The demonstrations went successfully, and there were valuable usability findings. People strongly welcomed the potential of the system. The team collected numerous user comments, and aspects of use that demonstrators had observed, including things that could substantially enhance user satisfaction and performance.

VNET5 coaching helped the team analyse and interpret the user trial results. Some of these confirmed things noted in the walkthrough, others were new. Findings ranged from general comments (e.g. 'too much text'), to specific views on details of the design.

Sufficient people of each of the three main user types participated to enable some statistical analysis of the user satisfaction findings. This showed variations between the user groups, that would be helpful for refining the design.

The essential thing in this kind of evaluation is to prioritise the findings: over-long lists of 'usability bugs' can be counterproductive. Here there were specific actionable findings that would help improve the next version. When the key things to be improved are understood and agreed, then there is a better chance they will be acted upon.

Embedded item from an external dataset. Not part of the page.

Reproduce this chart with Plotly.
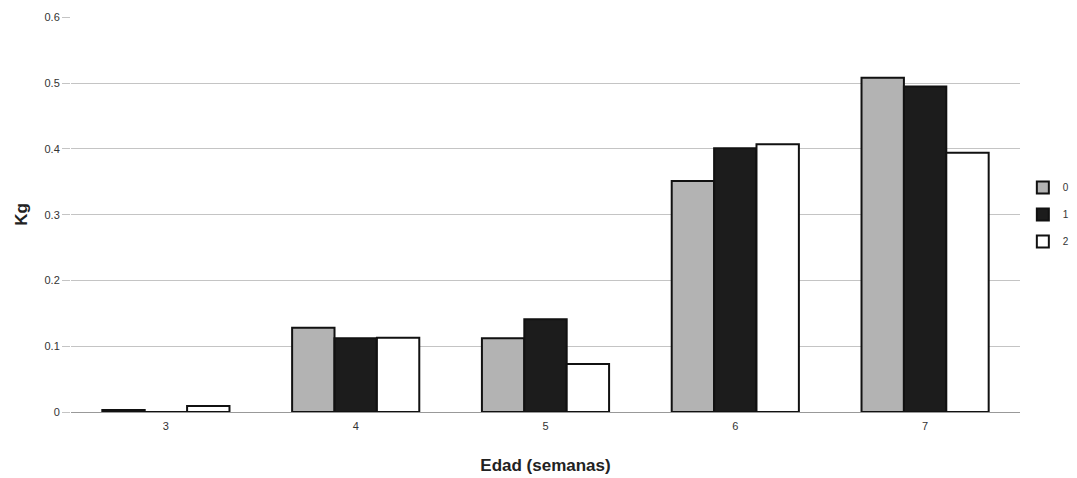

Example of improvements: Simple search

Originally it was difficult to understand and use the simple search function. (see. Fig. 1): (1) The naming of search options, especially "products" and "brands", were not understood. (2) The buttons (white capital letters on black background) are difficult to read and sometimes not noticed. (3) The steps 1. to 2. in the search criteria are presented badly. It remains unclear what the minimal entry is. (4) Unclear wording and terms are used (e.g. select "only internet locations"). (5) The example of a n entry does not show any possibilities of abbreviation or how to use wildcards. (6) The main categories are presented as if the were links to external sites.